I don’t know if you have ever attended a job interview, but I can assure you that, at least for me, it is a frightening experience. I am a chronic interview-attender for the simple reason that for the last so many years I have been without luck on the job front. It is certainly miserable to be unemployed and to watch every morning from my window the procession of fresh-faced office-goers, hurrying on scooter and on foot to earn their daily bread.
I vividly remember my first interview. There I was in freshly-laundered shirt and trousers and matching tie, with feet trembling inside new socks and shoes. The ad had said: “Wanted: Development Officers for our Established Chit Fund Company”. I hadn’t a clue as to what chit funds were or what a development officer was expected to do. My heart sank when I saw that there were 15-odd young men and women besides me who were called; worse, most of them looked smarter, more well-qualified and self-assured than I. I ducked into the bathroom to take a cold, hard look at myself in the mirror. A ferret-faced fellow with outsize glasses, worn-out tie and ridiculous hairstyle stared back at me. Gosh! What an idiot I looked!
The long morning wore on and I got nervouser and sweatier as one by one my self-confident rivals were called in, and came out looking smug and very satisfied with them-selves. I knew I was as good as gone. Finally, my name was announced. But where was Mr.Ramdas? He had grabbed his folder, scurried down the stairs and ran on to the street in sheer terror!
Not long after that traumatic non-interview came the actual time I brought my application to its logical conclusion. Once again, I sat nervously amongst a group of neatly-dressed candidates who had self-assurance and success stamped all over them. It was with great difficulty that I quelled the rising tide of fear and apprehension within me.
But I stuck it out and sat there waiting for the dreaded call. And come it did. I got up on shaky feet, gulped hard and shuffled forward with ashen face, the very picture of despondency and defeatism. As I walked into the room, five stern pairs of eyes froze me in my tracks. “Sit down, Mr.Ramdas,” commanded a hard-edged voice. Then followed a barrage of probing questions that left me completely shattered. Why did I get low marks in B.A.? Why was I poor in English and Mathematics in Class 12? How was I a suitable candidate for the job? (I had no answer for that one.) Why didn’t I have a single distinction in studies, games or other activities?
Finally, I was released from the torture chamber. I was by now a total wreck, absolutely drained of any vestige of worth or self-esteem. I literally crawled out, looking every inch a lowly worm. That was years ago. Now, I am no longer that overawed by those ruthless know-alls across the table. And I still plod on, applying for any every job, even if it offers a meager salary. I have long ago given up fond dreams of a five-figure salary; all I thirst for is a chance to earn a modicum of respect from my family members and friends. Clerk or executive or even trainee-journalist, I take a pot-shot at every opening waiting to be filled. For, beggars can’t be choosers, and I‘ve been a particularly unfortunate beggar whose bowl remains empty of all alms.

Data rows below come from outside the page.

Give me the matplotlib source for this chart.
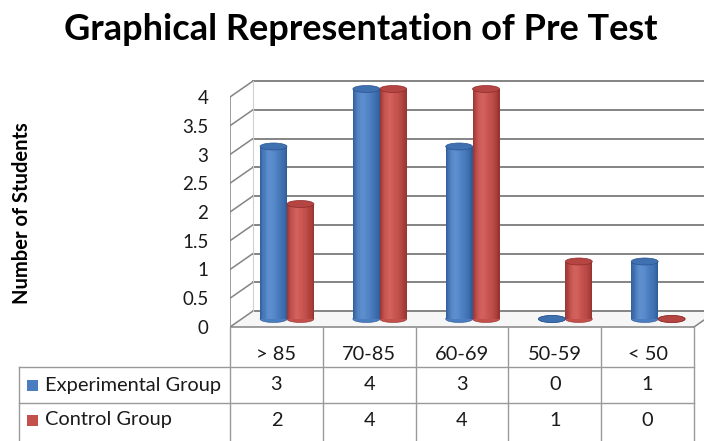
import numpy as np
import matplotlib
matplotlib.use("Agg")
import matplotlib.pyplot as plt
from matplotlib.patches import Ellipse, Rectangle, Polygon
from matplotlib import transforms
from matplotlib.colors import to_rgb

# ---------------- data ----------------
categories = ["> 85", "70-85", "60-69", "50-59", "< 50"]
experimental = [3, 4, 3, 0, 1]
control = [2, 4, 4, 1, 0]
series_names = ["Experimental Group", "Control Group"]
yticks = [0, 0.5, 1, 1.5, 2, 2.5, 3, 3.5, 4]
ytick_labels = ["0", "0.5", "1", "1.5", "2", "2.5", "3", "3.5", "4"]
title = "Graphical Representation of Pre Test"
ylabel = "Number of Students"

# ---------------- style ----------------
FONT = "Lato"
W, H = 704, 441
DPI = 100
blue = dict(dark="#2a5490", mid="#4a7ec0", light="#6e9edb", top="#3f70b0")
red = dict(dark="#8e2c2a", mid="#c4504c", light="#e06f6a", top="#b44542")
grid_col = "#848484"

fig = plt.figure(figsize=(W / DPI, H / DPI), dpi=DPI)
fig.patch.set_facecolor("white")

# pixel mapping of the front plane: x=0 -> 230px, 1 category = 92.8px; y=0 -> 327px, 1 unit = 57.5px
PX0, PXU = 230.0, 92.8
PY0, PYU = 327.0, 57.5
xlim = (0.0, 5.3)
ylim = (-0.2, 4.5)
left = (PX0 + PXU * xlim[0]) / W
right = (PX0 + PXU * xlim[1]) / W
bottom = (H - (PY0 - PYU * ylim[0])) / H
top = (H - (PY0 - PYU * ylim[1])) / H
ax = fig.add_axes([left, bottom, right - left, top - bottom])
ax.set_xlim(*xlim)
ax.set_ylim(*ylim)
for s in ax.spines.values():
    s.set_visible(False)
ax.set_xticks([])
ax.set_yticks(yticks)
ax.set_yticklabels(ytick_labels, fontfamily=FONT, fontsize=13.5, color="#1a1a1a")
ax.tick_params(axis="y", length=0, pad=15.5)
ax.patch.set_alpha(0)

# depth offset (front -> back wall) in data units
DX = 23.0 / PXU
DY = 16.0 / PYU
n = len(categories)
ymax = max(yticks)

# back wall gridlines
for v in yticks:
    ax.plot([DX, n + DX], [v + DY, v + DY], color=grid_col, lw=1.4, zorder=1)
    # left wall diagonals
    ax.plot([0, DX], [v, v + DY], color=grid_col, lw=1.1, zorder=1)
# left wall edges
ax.plot([0, 0], [0, ymax], color=grid_col, lw=1.1, zorder=1)
ax.plot([DX, DX], [DY, ymax + DY], color="#d0d0d0", lw=0.8, zorder=1)
# floor
floor = Polygon([(0, 0), (n, 0), (n + DX, DY), (DX, DY)], closed=True,
                facecolor="#f6f6f6", edgecolor="none", zorder=0.5)
ax.add_patch(floor)
ax.plot([0, n], [0, 0], color=grid_col, lw=1.1, zorder=1)
ax.plot([n, n + DX], [0, DY], color=grid_col, lw=1.1, zorder=1)


def shade(cols, t):
    d, m, l = (np.array(to_rgb(cols[k])) for k in ("dark", "mid", "light"))
    # light source slightly left of centre
    s = np.sin(np.pi * np.clip(t, 0, 1)) ** 0.6
    peak = np.exp(-((t - 0.35) / 0.22) ** 2)
    c = d + (m - d) * s
    c = c + (l - c) * 0.55 * peak
    return np.clip(c, 0, 1)


BW = 0.29
ELL_H = 7.0 / PYU
NSTRIP = 24


def cylinder(x0, value, cols):
    xb = x0 + DX / 2
    yb = DY / 2
    xc = xb + BW / 2
    # bottom cap
    ax.add_patch(Ellipse((xc, yb), BW, ELL_H, facecolor=cols["mid"], edgecolor=cols["dark"],
                         lw=0.4, zorder=3))
    if value > 0:
        edges = np.linspace(xb, xb + BW, NSTRIP + 1)
        ts = (np.arange(NSTRIP) + 0.5) / NSTRIP
        colors = [shade(cols, t) for t in ts]
        ax.bar(edges[:-1], [value] * NSTRIP, width=BW / NSTRIP * 1.02, bottom=yb,
               align="edge", color=colors, edgecolor="none", linewidth=0, zorder=4)
    ax.add_patch(Ellipse((xc, yb + value), BW, ELL_H, facecolor=cols["top"],
                         edgecolor=cols["dark"], lw=0.5, zorder=5))


for i in range(n):
    cylinder(i + 0.2, experimental[i], blue)
    cylinder(i + 0.2 + BW, control[i], red)

# ---------------- data table ----------------
bt = transforms.blended_transform_factory(ax.transData, fig.transFigure)
fy = lambda px: 1 - px / H
fx = lambda px: px / W
header_top = fy(PY0)
row1 = fy(367)
row2 = fy(403)
tcol = "#9a9a9a"
for i in range(n + 1):
    ax.plot([i, i], [0, header_top], transform=bt, color=tcol, lw=1.0, clip_on=False)
fig.add_artist(plt.Line2D([fx(19), fx(PX0 + PXU * n)], [row1, row1], color=tcol, lw=1.0))
fig.add_artist(plt.Line2D([fx(19), fx(PX0 + PXU * n)], [row2, row2], color=tcol, lw=1.0))
fig.add_artist(plt.Line2D([fx(19), fx(19)], [0, row1], color=tcol, lw=1.0))

tfs = 14.4
for i, c in enumerate(categories):
    ax.text(i + 0.5, fy(355), c, transform=bt, ha="center", va="center",
            fontfamily=FONT, fontsize=tfs, color="#1a1a1a")
for r, (vals, cols, yc) in enumerate([(experimental, blue, fy(385)), (control, red, fy(420))]):
    for i, v in enumerate(vals):
        ax.text(i + 0.5, yc, f"{v:g}", transform=bt, ha="center", va="center",
                fontfamily=FONT, fontsize=tfs, color="#1a1a1a")
    fig.add_artist(Rectangle((fx(27), yc - 5.5 / H), 11 / W, 11 / H, transform=fig.transFigure,
                             facecolor=cols["mid"], edgecolor="none"))
    fig.text(fx(45), yc, series_names[r], ha="left", va="center",
             fontfamily=FONT, fontsize=tfs, color="#1a1a1a")

# ---------------- titles ----------------
fig.text(fx(361), fy(29), title, ha="center", va="center", fontfamily=FONT,
         fontweight="bold", fontsize=26, color="black")
fig.text(fx(22), fy(213), ylabel, ha="center", va="center", rotation=90,
         fontfamily=FONT, fontweight="bold", fontsize=14.5, color="black")

fig.savefig("out.png", dpi=DPI, facecolor="white")
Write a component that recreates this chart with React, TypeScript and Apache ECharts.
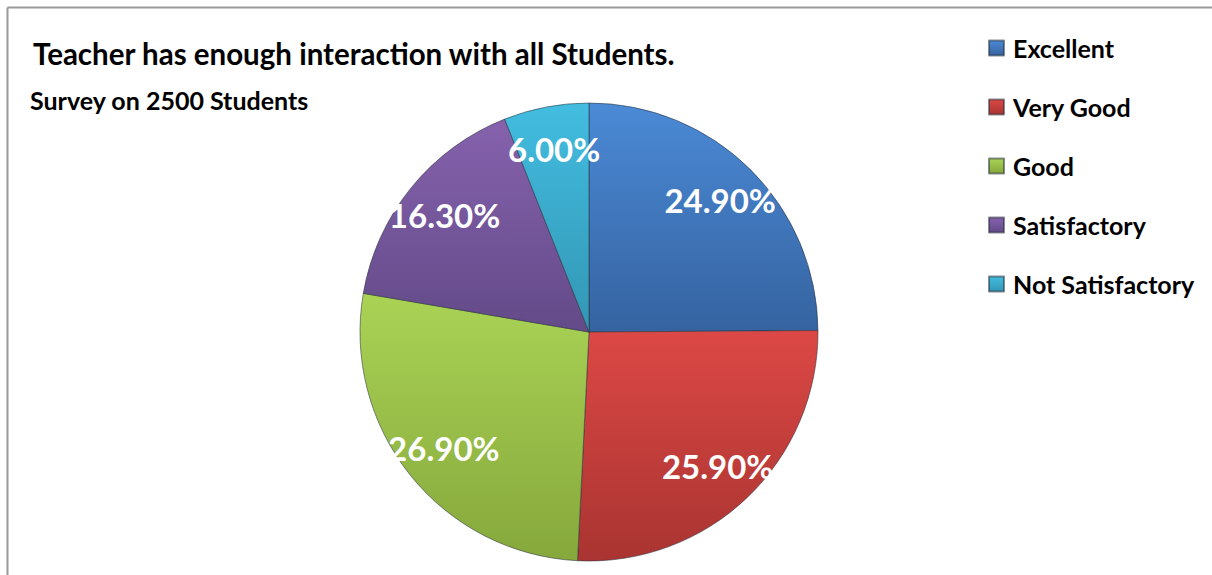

Utterly fed up in my trials, I even thought of venturing into self-employment. But what can a graying graduate with a third class hope to achieve on his own? Somewhere along the way, I got married too and my wife now outdoes the rest of my family in berating me for being a good-for-nothing who is perpetually shunned by prospective employers. The other day, the lowest point of my career as fulltime unemployed unfortunate was reached. At my last interview, one of the questioners asked me incredulously, “Didn’t you apply six years ago for this very post? Have you been unemployed all this while?” I felt so ashamed, so worthless that I wished the ground under me would open up and swallow me the very instant!